Personal information
- Born: 12 February 1973 (age 53) Southampton, England
- Height: 195 cm (6 ft 5 in)
- Weight: 83 kg (183 lb)

Sport
- Sport: Field hockey

Senior career
- Years: Team / Caps / Goals
- 1991–2005: Reading / - / -

National team
- Years: Team / Caps / Goals
- 1995–2005: GB / 77 / -
- 1995–2005: England / 195 / -

Medal record
Men's field hockey
Representing England
Commonwealth Games
| Bronze medal – third place | 1998 Kuala Lumpur | Team |
European Championship
| Bronze medal – third place | 1995 Dublin | Team |
| Bronze medal – third place | 1999 Padua | Team |

= Jon Wyatt =

British field hockey player

Jonathan Francis Wyatt (born 12 February 1973) is a British former field hockey player who competed in the 1996 Summer Olympics and in the 2000 Summer Olympics.

== Biography ==
Wyatt was educated at Royal Grammar School, High Wycombe and played club hockey for Reading in the Men's England Hockey League and it was while at Reading that he made his major tournament appearances.
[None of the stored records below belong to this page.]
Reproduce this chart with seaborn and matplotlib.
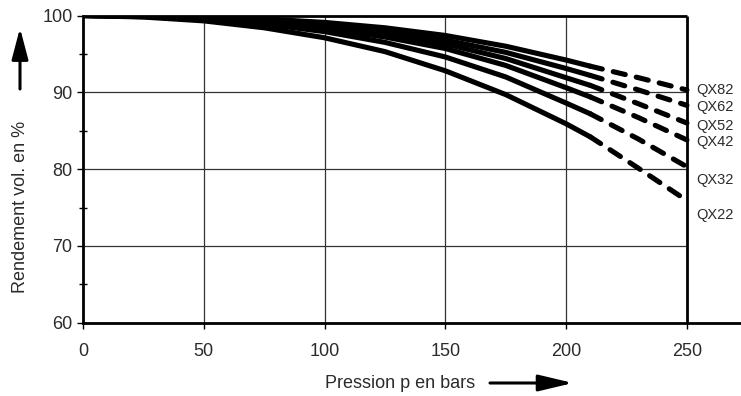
import pandas as pd
import seaborn as sns
import matplotlib.pyplot as plt
from matplotlib.ticker import MultipleLocator

# Pression (bars): partie mesurée (trait plein) et partie extrapolée (tirets)
pression = [0, 25, 50, 75, 100, 125, 150, 175, 200, 210]
pression_ext = [210, 230, 250]

series = ["QX82", "QX62", "QX52", "QX42", "QX32", "QX22"]

# Rendement volumétrique en %
qx82 = [100, 99.95, 99.8, 99.55, 99.1, 98.4, 97.4, 96.0, 94.2, 93.4]
qx62 = [100, 99.95, 99.8, 99.45, 98.85, 98.0, 96.8, 95.2, 93.1, 92.2]
qx52 = [100, 99.9, 99.7, 99.3, 98.6, 97.6, 96.3, 94.4, 91.9, 90.9]
qx42 = [100, 99.9, 99.6, 99.1, 98.3, 97.2, 95.7, 93.5, 90.6, 89.4]
qx32 = [100, 99.85, 99.5, 98.9, 97.9, 96.5, 94.6, 92.0, 88.6, 87.2]
qx22 = [100, 99.8, 99.3, 98.4, 97.1, 95.3, 92.8, 89.7, 85.9, 84.2]

qx82_ext = [93.4, 91.9, 90.3]
qx62_ext = [92.2, 90.3, 88.3]
qx52_ext = [90.9, 88.5, 86.0]
qx42_ext = [89.4, 86.7, 83.8]
qx32_ext = [87.2, 83.9, 80.3]
qx22_ext = [84.2, 80.1, 75.9]

# petit décalage vertical des étiquettes (en % de rendement)
label_shift = [0, -0.2, -0.4, -0.3, -1.7, -1.9]

mesure = dict(zip(series, [qx82, qx62, qx52, qx42, qx32, qx22]))
extrap = dict(zip(series, [qx82_ext, qx62_ext, qx52_ext, qx42_ext, qx32_ext, qx22_ext]))

sns.set_style("white")
plt.rcParams["font.family"] = ["Liberation Sans", "DejaVu Sans"]

ink = "#2b2b2b"
fig = plt.figure(figsize=(7.41, 3.96), dpi=100)
ax = fig.add_axes([83 / 741, 73.3 / 396, 1 - 83 / 741, 307.2 / 396])

ax.set_xlim(0, 272.4)
ax.set_ylim(60, 100)

# grille
for gx in [50, 100, 150, 200]:
    ax.vlines(gx, 60, 100, color="#333333", lw=0.9, zorder=1)
for gy in [70, 80, 90]:
    ax.hlines(gy, 0, 250, color="#333333", lw=0.9, zorder=1)

# cadre : haut et droite seulement jusqu'à 250 bars
ax.hlines(100, 0, 250, color="black", lw=2.0, zorder=3, clip_on=False)
ax.vlines(250, 60, 100, color="black", lw=2.0, zorder=3, clip_on=False)

for name in series:
    sns.lineplot(x=pression, y=mesure[name], ax=ax, color="black", lw=3.7,
                 errorbar=None, solid_capstyle="round",
                 solid_joinstyle="round", zorder=4)
    sns.lineplot(x=pression_ext, y=extrap[name], ax=ax, color="black", lw=3.7,
                 errorbar=None, linestyle=(0, (2.4, 2.2)),
                 dash_capstyle="round", zorder=4)

for name, dy in zip(series, label_shift):
    ax.text(254, extrap[name][-1] + dy, name, fontsize=10.5, color=ink,
            va="center", ha="left")

sns.despine(ax=ax, top=True, right=True)
for side in ["left", "bottom"]:
    ax.spines[side].set_linewidth(2.0)
    ax.spines[side].set_color("black")

ax.set_xticks([0, 50, 100, 150, 200, 250])
ax.set_yticks([60, 70, 80, 90, 100])
ax.yaxis.set_minor_locator(MultipleLocator(5))
ax.tick_params(axis="x", which="major", bottom=True, direction="out",
               length=4.5, width=1, pad=10, labelsize=13, labelcolor=ink,
               color="black")
ax.tick_params(axis="y", which="major", left=True, direction="out",
               length=4.5, width=1, pad=3, labelsize=13, labelcolor=ink,
               color="black")
ax.tick_params(axis="y", which="minor", left=True, direction="inout",
               length=5.5, width=1, color="black")
ax.set_xlabel("")
ax.set_ylabel("")

# titres d'axes avec flèches
fig.text(21 / 741, 1 - 207 / 396, "Rendement vol. en %", rotation=90,
         fontsize=13, color=ink, ha="center", va="center")
fig.text(325 / 741, 1 - 383 / 396, "Pression p en bars", fontsize=13,
         color=ink, ha="left", va="center")

ax.annotate("", xy=(20, 396 - 28), xytext=(20, 396 - 89),
            xycoords="figure pixels", textcoords="figure pixels",
            arrowprops=dict(arrowstyle="-|>,head_length=1.9,head_width=0.5",
                            lw=2.2, color="black", shrinkA=0, shrinkB=0))
ax.annotate("", xy=(573, 13), xytext=(490, 13),
            xycoords="figure pixels", textcoords="figure pixels",
            arrowprops=dict(arrowstyle="-|>,head_length=2.1,head_width=0.5",
                            lw=2.2, color="black", shrinkA=0, shrinkB=0))

fig.savefig("out.png", dpi=100)
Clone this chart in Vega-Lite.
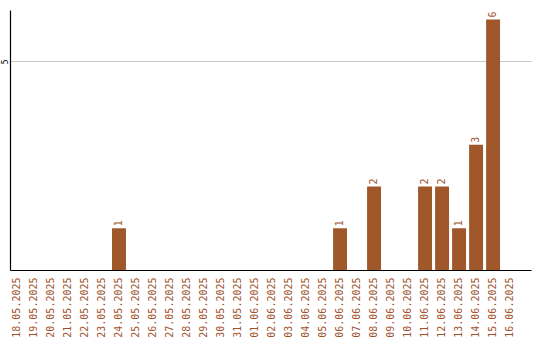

At the 1996 Olympic Games in Atlanta, he represented Great Britain. He won a bronze medal representing England at the 1998 Commonwealth Games in Kuala Lumpur and participated in the 1998 Men's Hockey World Cup.

A second Olympic appearance ensued at the 2000 Olympic Games in Sydney, where he captained the team before he represented England at the 2002 Commonwealth Games in Manchester.

In 2018, Wyatt was appointed as Sport and Development Director for the International Hockey Federation (FIH).